What fascinates me most is how Shirer portrays these characters not as caricatures but as complex, flawed humans—Hitler’s artistic pretensions, Göring’s drug addiction, Himmler’s bizarre mysticism. It’s a reminder that monstrous acts were committed by people who, in another life, might’ve been ordinary. The book’s depth makes it more than a historical account; it’s a cautionary tale about power’s corrosive nature.
Hugo
Hugo
2026-03-07 05:51:55
If you’re looking for a cast of villains straight out of a dystopian novel, ‘The Rise and Fall of the Third Reich’ delivers. Hitler’s the obvious lead, but the supporting cast is just as gripping. There’s Rudolf Hess, the deputy führer whose bizarre flight to Scotland reads like a spy thriller, and Albert Speer, the ‘apolitical’ architect who later claimed ignorance of the Holocaust. Then you’ve got the enablers—industrialists like Gustav Krupp, who profited from slave labor, and diplomats like Joachim von Ribbentrop, whose incompetence rivaled his arrogance.
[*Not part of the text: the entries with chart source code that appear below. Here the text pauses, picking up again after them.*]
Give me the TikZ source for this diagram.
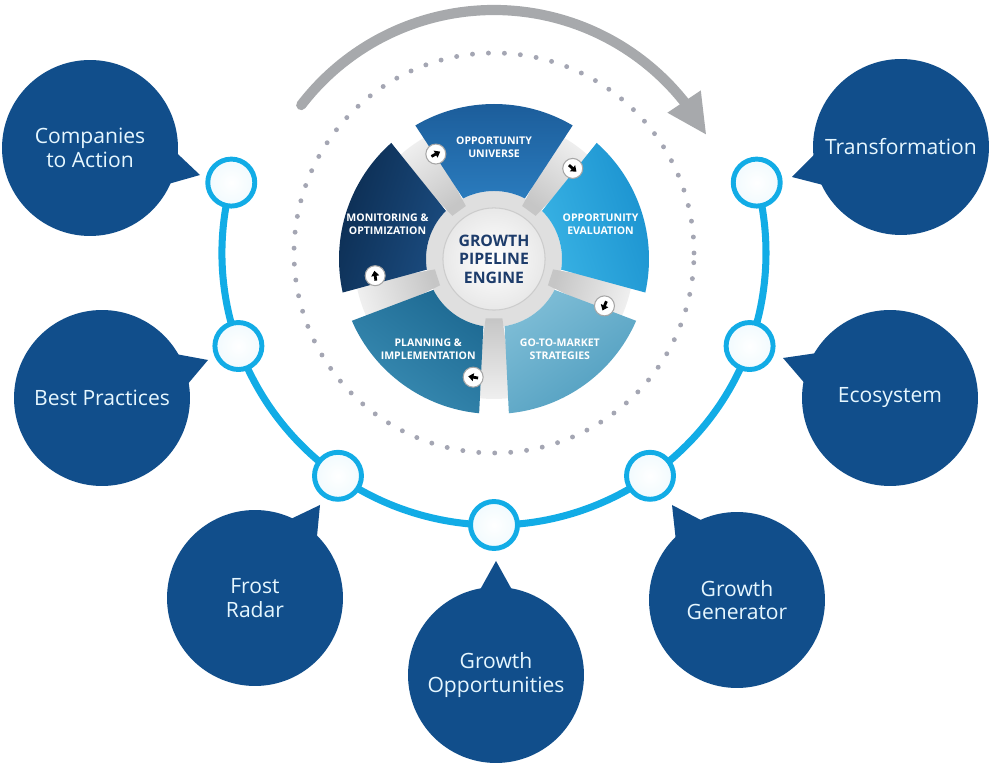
\documentclass[tikz,border=0pt]{standalone}
\usepackage{fontspec}
\setmainfont{Open Sans}
\usetikzlibrary{arrows.meta, bending, calc}

\definecolor{navy}{HTML}{114E8B}
\definecolor{bubbletext}{HTML}{E6F7FF}
\definecolor{track}{HTML}{12ACE6}
\definecolor{arrowgray}{HTML}{A7A9AC}
\definecolor{dotgray}{HTML}{A4A6B3}
\definecolor{enginetext}{HTML}{1D3C6B}
\definecolor{segAa}{HTML}{1B5B98}
\definecolor{segAb}{HTML}{2A7BBD}
\definecolor{segBa}{HTML}{1990CE}
\definecolor{segBb}{HTML}{38B2E4}
\definecolor{segCa}{HTML}{4F9DBF}
\definecolor{segCb}{HTML}{7EBDD6}
\definecolor{segDa}{HTML}{3A8DB4}
\definecolor{segDb}{HTML}{1E6A93}
\definecolor{segEa}{HTML}{0B2B4F}
\definecolor{segEb}{HTML}{1B4C80}

\begin{document}
\begin{tikzpicture}[x=0.02cm, y=0.02cm,
    bubble/.style={circle, fill=navy, minimum size=3.52cm, inner sep=0pt, align=center,
      text=bubbletext, font=\fontsize{12}{13.5}\selectfont},
    knot/.style={circle, draw=track, line width=2.8pt, inner color=white, outer color=track!6,
      minimum size=0.94cm, inner sep=0pt},
    seglabel/.style={text=white, align=center, font=\fontsize{6}{7.5}\selectfont\bfseries},
    icon/.style={circle, fill=white, draw=gray!70, line width=0.6pt, minimum size=0.4cm, inner sep=0pt}]
		\useasboundingbox (0,0) rectangle (994,767);
		\coordinate (c) at (494,514);
		\coordinate (w) at (494,508);
		% dotted ring and turning arrow
		\draw[dotgray, line width=2.8pt, line cap=round, dash pattern=on 0pt off 9.1pt] (c) circle[radius=200];
		\draw[arrowgray, line width=5.8pt, line cap=round, -{Triangle[length=23pt, width=21pt]}]
			(c) ++(142.5:243) arc[start angle=142.5, end angle=29, radius=243];
		% blue track with knots
		\draw[track, line width=4pt] (c) ++(165:272) arc[start angle=165, end angle=375, radius=272];
		\begin{scope}[shift={(c)}]
			\foreach \a [count=\i] in {165,200,...,375} {
				\node[knot] (k\i) at (\a:272) {};
			}
		\end{scope}
		% engine wheel
		\begin{scope}[shift={(w)}]
			\fill[gray!25] (0,0) circle[radius=68];
			\foreach \g in {126,54,-18,-90,-162} {
				\pgfmathsetmacro{\s}{\g-90}
				\shade[left color=gray!12, right color=gray!45, shading angle=\s]
					(\g-8:60) -- (\g-8:140) arc[start angle=\g-8, end angle=\g+8, radius=140] -- (\g+8:60) -- cycle;
			}
			\foreach \a/\ca/\cb/\txt [count=\i] in {90/segAa/segAb/{OPPORTUNITY\\UNIVERSE},
					18/segBa/segBb/{OPPORTUNITY\\EVALUATION},
					-54/segCa/segCb/{GO-TO-MARKET\\STRATEGIES},
					-126/segDa/segDb/{PLANNING \&\\IMPLEMENTATION},
					162/segEa/segEb/{MONITORING \&\\OPTIMIZATION}} {
				\pgfmathsetmacro{\s}{\a-90}
				\shade[left color=\ca, right color=\cb, shading angle=\s]
					(\a+30.5:155) arc[start angle=\a+30.5, end angle=\a-30.5, radius=155]
					-- (\a-27:68) arc[start angle=\a-27, end angle=\a+27, radius=68] -- cycle;
				\node[seglabel] (seg\i) at (\a:112) {\txt};
			}
			\foreach \g [count=\i] in {119,49,-23,-100,-172} {
				\pgfmathsetmacro{\b}{\g+90}
				\pgfmathsetmacro{\f}{\g-90}
				\node[icon] (icon\i) at (\g:120) {};
				\draw[black, line width=1.6pt, -{Triangle[length=3pt, width=4.4pt]}]
					(icon\i.center) ++(\b:5) -- ++(\f:10);
			}
		\end{scope}
		\node[circle, minimum size=2cm, inner color=white, outer color=gray!18, draw=gray!40, line width=0.6pt,
			align=center, text=enginetext, font=\fontsize{9}{10.5}\selectfont\bfseries] (engine) at (w) {GROWTH\\PIPELINE\\ENGINE};
		% speech bubbles
		\coordinate (comp-tip) at (200,592);
		\coordinate (best-tip) at (208,407);
		\coordinate (frost-tip) at (320,262);
		\coordinate (gopp-tip) at (496,206);
		\coordinate (ggen-tip) at (672,262);
		\coordinate (eco-tip) at (783,409);
		\coordinate (trans-tip) at (792,590);
		\node[bubble] (comp) at (90,619) {Companies\\to Action};
		\node[bubble] (best) at (102,369) {Best Practices};
		\node[bubble] (frost) at (255,169) {Frost\\Radar};
		\node[bubble] (gopp) at (496,92) {Growth\\Opportunities};
		\node[bubble] (ggen) at (737,167) {Growth\\Generator};
		\node[bubble] (eco) at (890,369) {Ecosystem};
		\node[bubble] (trans) at (901,620) {Transformation};
		\foreach \b in {comp,best,frost,gopp,ggen,eco,trans} {
			\fill[navy] let \p1=($(\b-tip)-(\b)$), \n1={atan2(\y1,\x1)} in
				($(\b)+(\n1-11:86)$) -- (\b-tip) -- ($(\b)+(\n1+11:86)$) -- cycle;
		}
	\end{tikzpicture}
\end{document}
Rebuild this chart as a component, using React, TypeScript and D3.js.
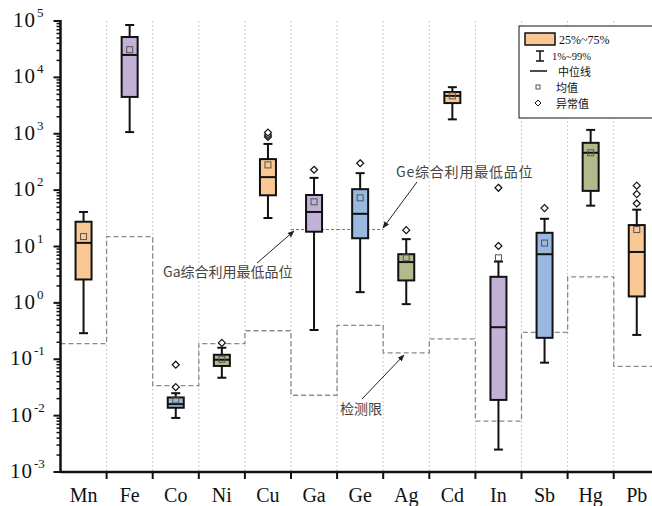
import * as d3 from 'd3';

// element categories
const elements = ['Mn', 'Fe', 'Co', 'Ni', 'Cu', 'Ga', 'Ge', 'Ag', 'Cd', 'In', 'Sb', 'Hg', 'Pb'];
// 1% / 25% / 50% / 75% / 99% and mean
const p01 = [0.29, 1070, 0.0091, 0.047, 32, 0.33, 1.55, 0.95, 1800, 0.0025, 0.087, 53, 0.27];
const p25 = [2.6, 4500, 0.0138, 0.076, 81, 18.3, 14, 2.5, 3500, 0.019, 0.24, 97, 1.3];
const p50 = [11.6, 25000, 0.016, 0.098, 170, 41, 38, 5.3, 4700, 0.37, 7.3, 460, 8];
const p75 = [27.5, 52000, 0.021, 0.12, 355, 82, 104, 7.3, 5500, 2.9, 17.5, 690, 24];
const p99 = [41, 85000, 0.025, 0.16, 660, 165, 200, 13.5, 6700, 5.4, 31, 1170, 45];
const means = [15, 31000, 0.019, 0.1, 280, 62, 73, 6.3, 4700, 6.3, 11.5, 460, 20];
const outliers = [
  [], [], [0.032, 0.08], [0.195], [880, 950, 1050], [230], [300], [19.5], [], [10.2, 110], [48], [], [58, 85, 120],
];
// detection limits (dashed step line)
const detectLimit = [0.19, 15, 0.034, 0.19, 0.32, 0.023, 0.4, 0.13, 0.23, 0.008, 0.3, 2.9, 0.075];
const minGrade = 20; // Ga / Ge 综合利用最低品位
const palette = ['#F9C894', '#C2B1D6', '#9AB9E0', '#B2B98C'];
const yTicks = [-3, -2, -1, 0, 1, 2, 3, 4, 5];

const W = 652;
const H = 506;
const X0 = 60.5;
const STEP = 46.1;
const BOX_W = 16;
const CAP_W = 9;
const SERIF = '"Liberation Serif", "DejaVu Serif", serif';
const CJK = '"Noto Sans CJK SC", sans-serif';

export default function App() {
  const x = d3
    .scaleBand<string>()
    .domain(elements)
    .range([X0, X0 + STEP * elements.length])
    .padding(0);
  const y = d3.scaleLog().domain([1e-3, 1e5]).range([472, 21]);
  const cx = (e: string) => (x(e) ?? 0) + x.bandwidth() / 2;

  // step path for detection limits
  const stepPts: [number, number][] = [];
  elements.forEach((e, i) => {
    stepPts.push([x(e) ?? 0, y(detectLimit[i])]);
    stepPts.push([(x(e) ?? 0) + x.bandwidth(), y(detectLimit[i])]);
  });
  const stepPath = d3.line()(stepPts) ?? '';

  const minorTicks: number[] = [];
  for (let d = -3; d < 5; d++) for (let k = 2; k <= 9; k++) minorTicks.push(k * Math.pow(10, d));

  const gaX = x('Ga') ?? 0;
  const geX = x('Ge') ?? 0;
  const gradeY = y(minGrade);

  return (
    <svg width={W} height={H} style={{ position: 'absolute', left: 0, top: 0, background: '#fff' }}>
      <defs>
        <marker id="arr" viewBox="0 0 10 10" refX="9" refY="5" markerWidth="7" markerHeight="7" orient="auto">
          <path d="M0,1 L10,5 L0,9 z" fill="#222" />
        </marker>
      </defs>

      {/* vertical dotted separators */}
      {elements.slice(1).map((e) => (
        <line key={e} x1={x(e)} x2={x(e)} y1={21} y2={472} stroke="#bbb" strokeWidth={1} strokeDasharray="1.5 2.5" />
      ))}

      {/* detection limit step line */}
      <path d={stepPath} fill="none" stroke="#8a8a8a" strokeWidth={1.3} strokeDasharray="5 3" />

      {/* Ga / Ge minimum grade */}
      <line x1={gaX} x2={gaX + x.bandwidth()} y1={gradeY} y2={gradeY} stroke="#e0443a" strokeWidth={1} strokeDasharray="3 2" />
      <line x1={geX} x2={geX + x.bandwidth()} y1={gradeY} y2={gradeY} stroke="#2fa650" strokeWidth={1} strokeDasharray="3 2" />

      {/* boxes */}
      {elements.map((e, i) => {
        const c = cx(e);
        const col = palette[i % 4];
        return (
          <g key={e}>
            <line x1={c} x2={c} y1={y(p99[i])} y2={y(p01[i])} stroke="#111" strokeWidth={2} />
            <line x1={c - CAP_W / 2} x2={c + CAP_W / 2} y1={y(p99[i])} y2={y(p99[i])} stroke="#111" strokeWidth={2} />
            <line x1={c - CAP_W / 2} x2={c + CAP_W / 2} y1={y(p01[i])} y2={y(p01[i])} stroke="#111" strokeWidth={2} />
            <rect
              x={c - BOX_W / 2}
              y={y(p75[i])}
              width={BOX_W}
              height={y(p25[i]) - y(p75[i])}
              fill={col}
              stroke="#111"
              strokeWidth={2}
            />
            <line x1={c - BOX_W / 2} x2={c + BOX_W / 2} y1={y(p50[i])} y2={y(p50[i])} stroke="#111" strokeWidth={2} />
            <rect x={c - 3} y={y(means[i]) - 3} width={6} height={6} fill="none" stroke="#555" strokeWidth={1} />
            {outliers[i].map((o, j) => (
              <path
                key={j}
                d={`M${c},${y(o) - 3.5} L${c + 3.5},${y(o)} L${c},${y(o) + 3.5} L${c - 3.5},${y(o)} Z`}
                fill="#fff"
                stroke="#111"
                strokeWidth={1.2}
              />
            ))}
          </g>
        );
      })}

      {/* annotations */}
      <text x={163} y={277} fontFamily={CJK} fontSize={14} fill="#444">
        Ga综合利用最低品位
      </text>
      <line x1={257} y1={263} x2={294} y2={231} stroke="#222" strokeWidth={1} markerEnd="url(#arr)" />
      <text x={396} y={177} fontFamily={CJK} fontSize={14} fill="#444" letterSpacing={0.8}>
        Ge综合利用最低品位
      </text>
      <line x1={417} y1={182} x2={383} y2={228} stroke="#222" strokeWidth={1} markerEnd="url(#arr)" />
      <text x={340} y={414} fontFamily={CJK} fontSize={14} fill="#444">
        检测限
      </text>
      <line x1={362} y1={399} x2={404} y2={355} stroke="#222" strokeWidth={1} markerEnd="url(#arr)" />

      {/* axes */}
      <line x1={X0} x2={W} y1={472} y2={472} stroke="#111" strokeWidth={2.5} />
      <line x1={X0} x2={X0} y1={20} y2={473} stroke="#111" strokeWidth={2.5} />
      {elements.slice(1).map((e) => (
        <line key={e} x1={x(e)} x2={x(e)} y1={472} y2={479} stroke="#111" strokeWidth={2} />
      ))}
      {minorTicks.map((t) => (
        <line key={t} x1={X0 - 4} x2={X0} y1={y(t)} y2={y(t)} stroke="#111" strokeWidth={1.5} />
      ))}
      {yTicks.map((p) => {
        const base = p < 0 ? 33 : 36;
        return (
          <g key={p}>
            <line x1={X0 - 7} x2={X0} y1={y(Math.pow(10, p))} y2={y(Math.pow(10, p))} stroke="#111" strokeWidth={2} />
            <text x={base} y={y(Math.pow(10, p)) + 6} textAnchor="end" fontFamily={SERIF} fontSize={21} fill="#111" letterSpacing={1}>
              10
            </text>
            <text x={base + 1} y={y(Math.pow(10, p)) - 4} fontFamily={SERIF} fontSize={13} fill="#111">
              {p < 0 ? `-${-p}` : p}
            </text>
          </g>
        );
      })}
      {elements.map((e) => (
        <text key={e} x={cx(e)} y={502} textAnchor="middle" fontFamily={SERIF} fontSize={20} fill="#111">
          {e}
        </text>
      ))}

      {/* legend */}
      <rect x={519} y={26} width={140} height={92} fill="#fff" stroke="#111" strokeWidth={1} />
      <rect x={525} y={33} width={30} height={12} fill={palette[0]} stroke="#111" strokeWidth={1.5} />
      <text x={559} y={44} fontFamily={SERIF} fontSize={12} fill="#111">25%~75%</text>
      <line x1={540} x2={540} y1={51} y2={61} stroke="#111" strokeWidth={1.5} />
      <line x1={536} x2={544} y1={51} y2={51} stroke="#111" strokeWidth={1.5} />
      <line x1={536} x2={544} y1={61} y2={61} stroke="#111" strokeWidth={1.5} />
      <text x={552} y={60} fontFamily={SERIF} fontSize={10.5} fill="#111">1%~99%</text>
      <line x1={530} x2={547} y1={71} y2={71} stroke="#111" strokeWidth={1.5} />
      <text x={558} y={75.5} fontFamily={CJK} fontSize={11} fill="#111">中位线</text>
      <rect x={536} y={85} width={4} height={4} fill="none" stroke="#555" strokeWidth={1} />
      <text x={556} y={92} fontFamily={CJK} fontSize={11} fill="#111">均值</text>
      <path d="M538,100 L541,103 L538,106 L535,103 Z" fill="#fff" stroke="#111" strokeWidth={1} />
      <text x={556} y={108} fontFamily={CJK} fontSize={11} fill="#111">异常值</text>
    </svg>
  );
}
But it’s not all about the Nazis. Shirer gives voice to resisters like Claus von Stauffenberg (of ‘Valkyrie’ fame) and ordinary Germans who risked everything to oppose the regime. The book’s strength lies in how it balances these perspectives, showing both the machinery of tyranny and the flickers of defiance. It’s a heavy read, but the characters stick with you—like shadows from a nightmare you can’t shake.
Sawyer
Sawyer
2026-03-11 19:53:04
Shirer’s masterpiece introduces a rogues’ gallery of historical figures, each more unsettling than the last. Hitler’s the nucleus, but the orbit includes men like Reinhard Heydrich, the ‘Blond Beast’ of the Gestapo, whose cold efficiency terrified even his peers. Contrast him with figures like Erwin Rommel, the Desert Fox, whose later involvement in the July 20 plot adds layers to his legacy. The book doesn’t shy from the Allies’ roles, either—Eisenhower’s strategic patience, Stalin’s grim pragmatism. What haunts me is how these personalities collided to shape the war’s trajectory, a reminder that history isn’t just events, but people.